Das zweite Thema, das auf dem Panel diskutiert worden ist, war die Frage der Lizenzierung von Archivmaterial. Dabei haben das Bundesarchiv und die LFS unterschiedliche Strategien entwickelt. Im Filmarchiv des Bundesarchivs können Klammerteile für eine geringe Gebühr bestellt werden. Die Frage der Verwertungsrechte allerdings muss vom Lizenznehmer selbst mit den ursprünglichen Rechteinhabern geklärt werden. Die Landesfilmsammlung ihrerseits schließt mit jeder Person oder Institution, die Filmmaterial abgibt, einen Übernahmevertrag. Dieser Vertrag beinhaltet stets explizit die nichtexklusive Überschreibung der Verwertungsrechte. So kann die LFS bei der Nutzung von Archivmaterial eine Rechtssicherheit garantieren und komfortables „one-stop licencing“ anbieten. Eine Dienstleistung, die Dokumentarfilmer:innen und Redaktionen zu schätzen wissen.

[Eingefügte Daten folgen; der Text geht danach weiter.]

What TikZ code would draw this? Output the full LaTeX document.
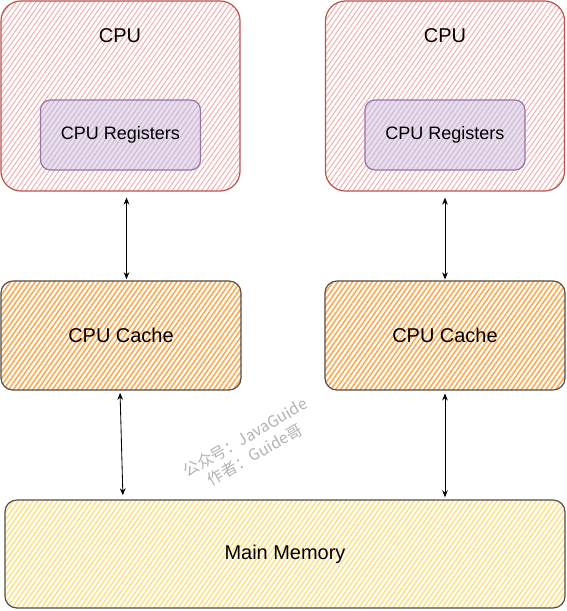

Eindeutige Benennung erleichtert die Arbeit

Der letzte Punkt auf der Tagesordnung – und auch das Thema, das im Publikum am angeregtesten diskutiert worden ist – war die Frage der Quellenangabe von Archivmaterial. Dabei ging es sowohl um Schnittlisten als auch die Credits von Dokumentationen. In Schnittlisten sollte nicht nur das Archiv angegeben werden, aus dem die jeweilige Einstellung kommt. Denn falls dieser Ausschnitt von einer anderen Produktion erneut angefragt wird, ist es schwer herauszufinden, welcher Film tatsächlich verwendet worden ist. Schnittlisten sollten deswegen stets auch einen konkreten Verweis auf den verwendeten Film (seien es der Titel oder die Archivnummer) enthalten. So kann viel schneller das gewünschte Material geliefert werden. Das gilt insbesondere für aufwändige Produktionen und große Archive, wie das Bundesarchiv.

Aber auch die Nennung im Abspann einer Produktion ist für Archive wichtig. Die Archivarbeit spielt sich naturgemäß eher im Hintergrund ab und es gibt selten Gelegenheit, für eine breite Öffentlichkeit in Erscheinung zu treten. Ausführlichen Credits, die alle Quellen erwähnen, stehen jedoch häufig die Sehgewohnheiten der meisten Zuschauer:innen entgegen. Bei Streamingdienstleistern ist es üblich, dass der Abspann übersprungen werden kann und auch Fernsehsender verkürzen ihn auf einige wenige rudimentäre Angaben – falls sie ihn überhaupt zeigen. Eine mögliche Lösung dieses Dilemmas, die während der Diskussion aufkam, sind Websites mit detaillierten Quellenangaben, die über einen QR-Code oder ähnliches aufgerufen werden können. Die angeregte Diskussion und der hohe Besucherandrang haben gezeigt, dass die Archivarbeit viel Entwicklungspotential birgt und dass sich der DOK Archive Market schon im zweiten Jahr als Veranstaltung etabliert hat.